Sen. Steven Bieda, D-Warren, sponsor of the bill, said the idea came from students in his district.
“A few students wrote me a letter telling me about how they didn’t like the state flag and how other states had held similar contests with success,”  Bieda said.
“The flag is a little over a hundred years old, we have another couple generations who have gone on, we have lots of diversity and having a design that shows the contemporary nature of our state would be a great thing,” Bieda said.
The current flag is the Michigan coat of arms on a deep blue background.
The coat of arms includes an elk and a moose surrounding a shield labeled “Tuebor.” Inside the shield is a man with a raised hand and a gun, a rising sun, a peninsula and a lake, which represents the state’s geography.
Above the shield is a bald eagle holding an olive branch and arrows as well as a red banner with “ E Pluribus Unum” on it. Below the shield is another banner with the state’s Latin motto, “Si quaeris peninsulam amoenam circumspice,” which means “If you seek a pleasant peninsula, look around you.”
The contest to pick a new flag would be limited to an original work by the person submitting and the reverse side must be a mirror image of the front, according to the proposed legislation.
Under the bill, a flag commission would control the state flag design contest.
The commission would be composed of historians, artists, representatives from art and design programs at numerous universities and elected officials.
Should the bill pass, the current design would fly until the end of 2018, but, beginning Jan. 1, 2019, the flag commission would choose a new design.
Not everyone is on board with the proposed change.
Sandra Clark, director of the Michigan History Center, was reluctant due to the history of the flag.

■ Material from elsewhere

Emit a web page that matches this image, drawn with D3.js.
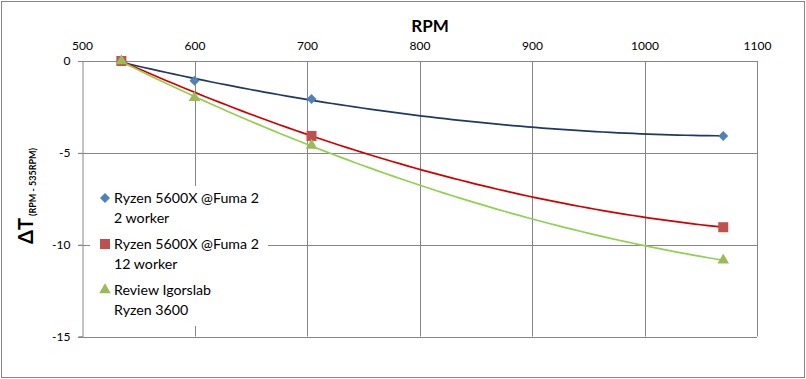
<!DOCTYPE html>
<html>
<head>
<meta charset="utf-8">
<script src="https://cdn.jsdelivr.net/npm/d3@7"></script>
<style>
  body { margin: 0; background: #fff; }
  svg text { font-family: Lato, "Liberation Sans", sans-serif; fill: #000; }
</style>
</head>
<body>
<div id="chart"></div>
<script>
// data
const seriesNames = [
    ['Ryzen 5600X @Fuma 2', '2 worker'],
    ['Ryzen 5600X @Fuma 2', '12 worker'],
    ['Review Igorslab', 'Ryzen 3600']
]
const rpm2Worker = [535, 600, 704, 1070]
const dT2Worker = [0, -1.08, -2.07, -4.08]
const rpm12Worker = [535, 704, 1070]
const dT12Worker = [0, -4.08, -9.05]
const rpmIgor = [535, 600, 704, 1070]
const dTIgor = [0, -2.0, -4.6, -10.85]
const xTicks = [500, 600, 700, 800, 900, 1000, 1100]
const yTicks = [0, -5, -10, -15]

// canvas
const width = 806
const height = 379
const plot = { left: 82, right: 757, top: 61, bottom: 336.5 }
const svg = d3.select('#chart').append('svg')
    .attr('width', width)
    .attr('height', height)
svg.append('rect')
    .attr('x', 1.5).attr('y', 1.5)
    .attr('width', width - 3).attr('height', height - 3)
    .attr('fill', '#fff')
    .attr('stroke', '#868686')

const xScale = d3.scaleLinear().domain([500, 1100]).range([plot.left, plot.right])
const yScale = d3.scaleLinear().domain([-15, 0]).range([plot.bottom, plot.top])
const gridCol = '#868686'

// grid
const gridG = svg.append('g').attr('class', 'grid')
gridG.selectAll('line.v').data(xTicks.slice(1)).join('line')
    .attr('class', 'v')
    .attr('x1', d => Math.round(xScale(d)) + 0.5).attr('x2', d => Math.round(xScale(d)) + 0.5)
    .attr('y1', plot.top).attr('y2', plot.bottom)
    .attr('stroke', gridCol)
gridG.selectAll('line.h').data(yTicks.slice(1)).join('line')
    .attr('class', 'h')
    .attr('x1', plot.left - 4).attr('x2', plot.right)
    .attr('y1', d => Math.round(yScale(d)) + 0.5).attr('y2', d => Math.round(yScale(d)) + 0.5)
    .attr('stroke', gridCol)

// axes
const xAxis = d3.axisTop(xScale).tickValues(xTicks).tickSize(0).tickPadding(12)
    .tickFormat(d3.format('d'))
const xAxisG = svg.append('g')
    .attr('transform', `translate(0, ${Math.round(plot.top) + 0.5})`)
    .call(xAxis)
xAxisG.select('.domain').attr('stroke', gridCol).attr('d', `M${plot.left - 4},0H${plot.right}`)
xAxisG.selectAll('text').attr('font-size', 12).attr('font-family', 'Lato')

const yAxis = d3.axisLeft(yScale).tickValues(yTicks).tickSize(4).tickPadding(8)
    .tickFormat(d => d === 0 ? '0' : '-' + Math.abs(d))
const yAxisG = svg.append('g')
    .attr('transform', `translate(${plot.left + 0.5}, 0)`)
    .call(yAxis)
yAxisG.select('.domain').attr('stroke', gridCol)
yAxisG.selectAll('line').attr('stroke', gridCol)
yAxisG.selectAll('text').attr('font-size', 12).attr('font-family', 'Lato')

// titles
svg.append('text')
    .attr('x', 430).attr('y', 32)
    .attr('text-anchor', 'middle')
    .attr('font-size', 17)
    .attr('font-weight', 'bold')
    .text('RPM')
const yTitle = svg.append('text')
    .attr('transform', 'translate(33, 244) rotate(-90)')
    .attr('font-weight', 'bold')
yTitle.append('tspan').attr('font-size', 20).text('ΔT')
yTitle.append('tspan').attr('font-size', 9).attr('dy', 3).attr('dx', 2).text('(RPM - 535RPM)')

// polynomial (order 2) trendline, like the spreadsheet trendline
function quadFit(xs, ys) {
    const n = xs.length
    let s = [0, 0, 0, 0, 0], t = [0, 0, 0]
    for (let i = 0; i < n; i++) {
        const u = xs[i] - 500
        for (let k = 0; k < 5; k++) s[k] += Math.pow(u, k)
        for (let k = 0; k < 3; k++) t[k] += ys[i] * Math.pow(u, k)
    }
    const M = [[s[0], s[1], s[2], t[0]], [s[1], s[2], s[3], t[1]], [s[2], s[3], s[4], t[2]]]
    for (let i = 0; i < 3; i++) {
        for (let j = i + 1; j < 3; j++) {
            const f = M[j][i] / M[i][i]
            for (let k = i; k < 4; k++) M[j][k] -= f * M[i][k]
        }
    }
    const c = [0, 0, 0]
    for (let i = 2; i >= 0; i--) {
        let v = M[i][3]
        for (let k = i + 1; k < 3; k++) v -= M[i][k] * c[k]
        c[i] = v / M[i][i]
    }
    return u => c[0] + c[1] * (u - 500) + c[2] * (u - 500) * (u - 500)
}

const series = [
    { xs: rpm2Worker, ys: dT2Worker, line: '#1f3864', fill: '#4f81bd', sym: d3.symbolSquare, size: 50, rot: 45, names: seriesNames[0] },
    { xs: rpm12Worker, ys: dT12Worker, line: '#d00000', fill: '#c0504d', sym: d3.symbolSquare, size: 100, rot: 0, names: seriesNames[1] },
    { xs: rpmIgor, ys: dTIgor, line: '#92d050', fill: '#9bbb59', sym: d3.symbolTriangle, size: 58, rot: 0, names: seriesNames[2] }
]

const lineGen = d3.line().x(d => xScale(d[0])).y(d => yScale(d[1]))
const markG = svg.append('g')
series.forEach(s => {
    const f = quadFit(s.xs, s.ys)
    const ext = d3.extent(s.xs)
    const pts = d3.range(ext[0], ext[1] + 0.01, (ext[1] - ext[0]) / 80).map(x => [x, f(x)])
    markG.append('path')
        .attr('d', lineGen(pts))
        .attr('fill', 'none')
        .attr('stroke', s.line)
        .attr('stroke-width', 1.7)
})
series.forEach(s => {
    markG.selectAll(null).data(s.xs.map((x, i) => [x, s.ys[i]])).join('path')
        .attr('transform', d => `translate(${xScale(d[0])}, ${yScale(d[1])}) rotate(${s.rot})`)
        .attr('d', d3.symbol(s.sym, s.size))
        .attr('fill', s.fill)
})

// legend
const legG = svg.append('g').attr('transform', 'translate(90, 186)')
legG.append('rect')
    .attr('width', 178).attr('height', 140)
    .attr('fill', '#fff')
const rowY = [0, 46, 92]
series.forEach((s, i) => {
    const g = legG.append('g').attr('transform', `translate(0, ${rowY[i]})`)
    g.append('path')
        .attr('transform', `translate(15, 12) rotate(${s.rot})`)
        .attr('d', d3.symbol(s.sym, s.size))
        .attr('fill', s.fill)
    g.selectAll('text').data(s.names).join('text')
        .attr('x', 24)
        .attr('y', (d, j) => 16.5 + j * 20)
        .attr('font-size', 14.2)
        .text(d => d)
})
</script>
</body>
</html>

Michigan’s current flag was first unveiled in a ceremony at Gettysburg on July 4, 1865. After being approved by public act in 1911, it became Michigan’s third flag since 1837 when it became a state.
“As a historian, I think it’s neat that we have a flag that goes all the way back to our beginnings because the coat of arms that is on it is literally from the year we became a state in 1837,” Clark said.
“I don’t know what people would have in mind for what a different state flag would be,” Clark said.
Bob Myers of St. Joseph, president of the board of trustees of the Michigan Historical Society, echoed those sentiments.
“I guess it would depend on what it was changed to,”  Myers said.
“I would hate to see the state seal removed, because that’s a lot of Michigan history and United States history,” Myers said.
Though there was no contest to design the current flag, the coat of arms in the flag is based on the Hudson Bay Fur Company’s coat of arms.
What’s more, the Latin word “Tuebor,” which is included in the shield, means “I Will Defend.”
The reason that “I Will Defend” is on the shield, said Myers, is not because of threats from the English or French or Native Americans. It was a challenge from Ohio in the Toledo War from 1835-1836.
Michigan and Ohio disputed who had sovereignty over the Toledo Strip, and  both governors called out the militias.
Ohio had more political power, because Michigan was not a state yet.
Michigan eventually conceded Toledo for the rest of the Upper Peninsula and entrance into the Union, thus becoming a state.
“There’s a lot of symbolism in the flag,” Myers said.
The bill was referred to the Committee of Government Operations.